2024-10-09

Carl Jung'un "gölge" arketipi nedir?

Carl Jung'un "gölge" arketipi, bireyin bilinçli zihninden bastırılan veya bilinçaltında kalan yönlerini ifade eder. Bu yönler genellikle toplumsal normlar, kişisel ahlak veya kendilik algısı nedeniyle kabul edilemez bulunan, karanlık, ilkel, ya da istenmeyen özelliklerdir. Jung’a göre, gölge arketipi insanın karanlık tarafını ve bastırdığı içsel eğilimleri simgeler, ancak bu yönler tamamen kötü veya zararlı değildir; aksine, bireyin kişisel bütünlüğüne ulaşabilmesi için gölgeyle yüzleşmesi ve onu entegre etmesi gerekir.

Gölgenin Yapısı ve İşleyişi

Gölge arketipi, bireyin kendilik imajıyla çelişen duygular, dürtüler, düşünceler ve eğilimlerden oluşur. İnsanlar genellikle bu taraflarını kabul etmekte zorlanır, çünkü bu yönler toplumsal kabul görmez ya da kişinin kendisi tarafından utanç verici bulunur. Ancak bu bastırılan unsurlar bilinçaltında kalmaya devam eder ve dolaylı yollardan kişiyi etkiler. Örneğin, bir bireyin saldırganlık dürtüleri bastırıldığında, bu enerjiler pasif-agresif davranışlar ya da ani öfke patlamaları şeklinde dışavurulabilir.

Gölgenin Önemi ve Entegrasyonu

Jung'a göre gölge, kişinin ruhsal bütünlüğünü sağlamak için tanınması ve kabul edilmesi gereken önemli bir bileşendir. Gölgeyi kabul etmek, kişinin kendisine dair daha gerçekçi ve bütünsel bir anlayışa ulaşmasını sağlar.
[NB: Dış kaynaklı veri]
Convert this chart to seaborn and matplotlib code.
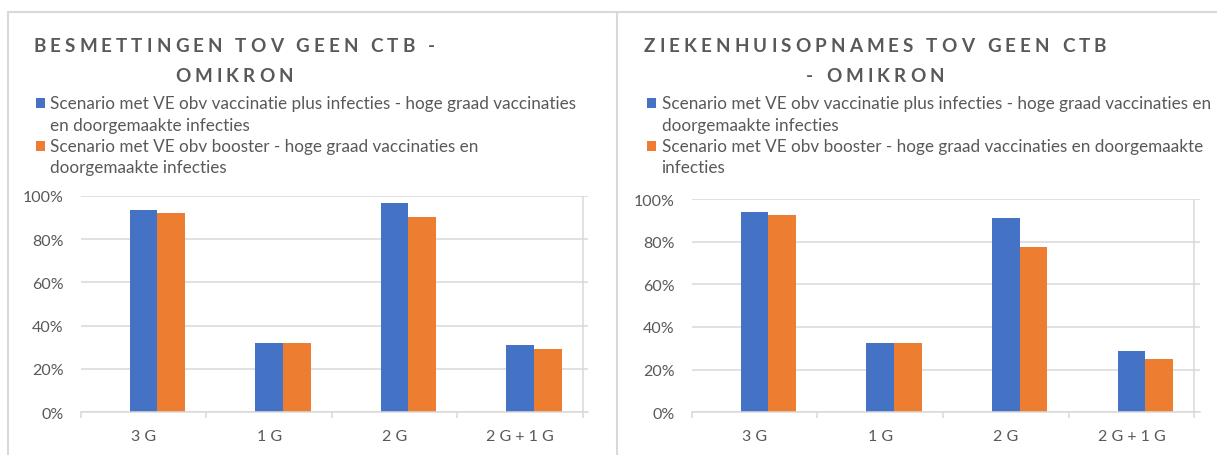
import matplotlib
matplotlib.use("Agg")
import matplotlib.pyplot as plt
import numpy as np
import pandas as pd
import seaborn as sns
from matplotlib.lines import Line2D
from matplotlib.patches import Rectangle
from matplotlib.ticker import PercentFormatter, FixedLocator

# ---------------- data ----------------
categories = ["3 G", "1 G", "2 G", "2 G + 1 G"]
series_names = [
    "Scenario met VE obv vaccinatie plus infecties - hoge graad vaccinaties en doorgemaakte infecties",
    "Scenario met VE obv booster - hoge graad vaccinaties en doorgemaakte infecties",
]
empty_series = "(lege reeks)"
titles = [
    ["BESMETTINGEN TOV GEEN CTB -", "OMIKRON"],
    ["ZIEKENHUISOPNAMES TOV GEEN CTB", "- OMIKRON"],
]
# legend text as wrapped in the reference
legend_lines = [
    [["Scenario met VE obv vaccinatie plus infecties - hoge graad vaccinaties", "en doorgemaakte infecties"],
     ["Scenario met VE obv booster - hoge graad vaccinaties en", "doorgemaakte infecties"]],
    [["Scenario met VE obv vaccinatie plus infecties - hoge graad vaccinaties en", "doorgemaakte infecties"],
     ["Scenario met VE obv booster - hoge graad vaccinaties en doorgemaakte", "infecties"]],
]
besmettingen_vacc_inf = [0.934, 0.318, 0.966, 0.309]
besmettingen_booster = [0.920, 0.318, 0.901, 0.291]
ziekenhuis_vacc_inf = [0.938, 0.323, 0.911, 0.289]
ziekenhuis_booster = [0.925, 0.323, 0.775, 0.248]
yticks = [0.0, 0.2, 0.4, 0.6, 0.8, 1.0]

bar_colors = ["#4472C4", "#ED7D31"]
text_color = "#595959"
grid_color = "#D9D9D9"

# ---------------- figure ----------------
sns.set_theme(style="white")
plt.rcParams["font.family"] = ["Lato", "DejaVu Sans"]

W, H = 1217, 456
fig = plt.figure(figsize=(W / 100, H / 100), dpi=100)
fig.patch.set_facecolor("white")


def fx(px):
    return px / W


def fy(py):
    return 1 - py / H


renderer = fig.canvas.get_renderer()


def text_width(s, **kw):
    t = fig.text(0, 0, s, **kw)
    w = t.get_window_extent(renderer).width
    t.remove()
    return w


def spaced_text(s, xc, y_base, spacing, **kw):
    widths = []
    for ch in s:
        if ch == " ":
            widths.append(text_width("H H", **kw) - text_width("HH", **kw))
        else:
            widths.append(text_width(ch, **kw))
    total = sum(widths) + spacing * (len(s) - 1)
    x = xc - total / 2
    for ch, w in zip(s, widths):
        if ch != " ":
            fig.text(fx(x), fy(y_base), ch, ha="left", va="baseline", **kw)
        x += w + spacing


panels = [
    dict(values=[besmettingen_vacc_inf, besmettingen_booster],
         ax_px=(80.8, 588.0, 196.7, 413.3), title_xc=234, legend_x=36, text_x=49.5),
    dict(values=[ziekenhuis_vacc_inf, ziekenhuis_booster],
         ax_px=(691.7, 1199.5, 200.0, 413.3), title_xc=875, legend_x=647, text_x=661.5),
]

for i, p in enumerate(panels):
    x0, x1, y0, y1 = p["ax_px"]
    ax = fig.add_axes([fx(x0), fy(y1), (x1 - x0) / W, (y1 - y0) / H])
    df = pd.DataFrame({
        "categorie": categories * 2,
        "scenario": [series_names[0]] * 4 + [series_names[1]] * 4,
        "waarde": list(p["values"][0]) + list(p["values"][1]),
    })
    palette = {empty_series: "white", series_names[0]: bar_colors[0], series_names[1]: bar_colors[1]}
    sns.barplot(data=df, x="categorie", y="waarde", hue="scenario",
                order=categories, hue_order=[empty_series] + series_names,
                palette=palette, width=0.66, dodge=True, saturation=1,
                linewidth=0, errorbar=None, legend=False, ax=ax)
    ax.set_xlim(-0.5, 3.54)
    ax.set_ylim(0, 1)
    ax.set_xlabel("")
    ax.set_ylabel("")
    ax.yaxis.set_major_locator(FixedLocator(yticks))
    ax.yaxis.set_major_formatter(PercentFormatter(1.0, decimals=0))
    ax.yaxis.grid(True, color=grid_color, lw=1.1)
    ax.set_axisbelow(True)
    for s in ["top", "left", "right"]:
        ax.spines[s].set_visible(False)
    ax.spines["bottom"].set_color(grid_color)
    ax.spines["bottom"].set_linewidth(1.1)
    ax.axvline(3.5, color=grid_color, lw=1.1, zorder=0)
    ax.xaxis.set_minor_locator(FixedLocator([-0.5, 0.5, 1.5, 2.5, 3.5]))
    ax.tick_params(axis="x", which="minor", length=4.3, width=1.1, color=grid_color,
                   direction="out", bottom=True)
    ax.tick_params(axis="x", which="major", length=0, pad=12, labelsize=11.5,
                   labelcolor=text_color)
    ax.tick_params(axis="y", which="major", length=0, pad=12.5, labelsize=11.5,
                   labelcolor=text_color)
    ax.set_facecolor("white")

    # title
    spaced_text(titles[i][0], p["title_xc"], 51.7, 4.1,
                fontsize=13.6, fontweight="bold", color=text_color)
    spaced_text(titles[i][1], p["title_xc"], 81.7, 4.1,
                fontsize=13.6, fontweight="bold", color=text_color)

    # legend
    baselines = [[109.5, 130.8], [152.2, 173.5]]
    for k in range(2):
        fig.add_artist(Rectangle((fx(p["legend_x"]), fy(baselines[k][0] - 0.5)), 9 / W, 10 / H,
                                 transform=fig.transFigure, color=bar_colors[k], lw=0))
        for j, line in enumerate(legend_lines[i][k]):
            fig.text(fx(p["text_x"]), fy(baselines[k][j]), line, ha="left", va="baseline",
                     fontsize=12.3, color=text_color)

# panel borders
for seg in [((7.5, 7.5), (456, 12.7)), ((7.5, 1217), (12.7, 12.7)), ((617.5, 617.5), (12.7, 456))]:
    fig.add_artist(Line2D([fx(v) for v in seg[0]], [fy(v) for v in seg[1]],
                          transform=fig.transFigure, color=grid_color, lw=1.5))

fig.savefig("out.png", dpi=100)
Jung, bu süreci “bireyleşme” (individuation) olarak adlandırır. Bireyleşme sürecinde, kişi gölgesini tanır, onunla yüzleşir ve bu yönleri kişisel gelişim ve olgunluk amacıyla entegre eder.

Gölge arketipiyle çalışmanın yollarından biri, kendini yargılamadan bu karanlık yönleri fark etmektir. Jung bu süreçte rüyaların, sembollerin ve yaratıcılığın önemli olduğunu vurgular. Rüyalar ve yaratıcı faaliyetler bilinçaltının dile gelmesine ve gölgenin tanınmasına yardımcı olabilir.

Gölge ve Projeksiyon

Gölge arketipi genellikle projeksiyon yoluyla dış dünyaya yansıtılır. İnsanlar kendi bastırdıkları olumsuz yönleri, çevrelerindeki insanlarda görüp, onları yargılayarak aslında kendi gölgeleriyle yüzleşmekten kaçınırlar. Örneğin, bir kişi diğer insanları sürekli bencillikle suçluyorsa, bu onun kendi bencil yanını kabul etmemesinin bir yansıması olabilir.

Gölge ile Yüzleşme

Gölgeyle yüzleşme cesaret ve içsel bir arayış gerektirir. Bu süreç kişinin kendisiyle olan yüzleşmesini, kendi kusurlarını, eksik yönlerini ve potansiyelini fark etmesini kapsar. Gölgenin kabulü, kişinin daha dengeli ve bütün bir ruhsal yapıya kavuşmasını sağlar. Jung, bu entegrasyon sürecinin özgürleşme ve kendini daha derin bir seviyede anlama ile sonuçlanacağını belirtir.

Sonuç olarak, Jung'un gölge arketipi insan ruhunun kaçınılmaz bir parçasıdır. Onu bastırmak yerine tanımak ve kabul etmek, bireyin ruhsal gelişimini tamamlaması için gereklidir. Gölgeyi entegre etmek, hem kişisel özgürlüğe hem de daha derin bir kendini anlama yolculuğuna kapı açar.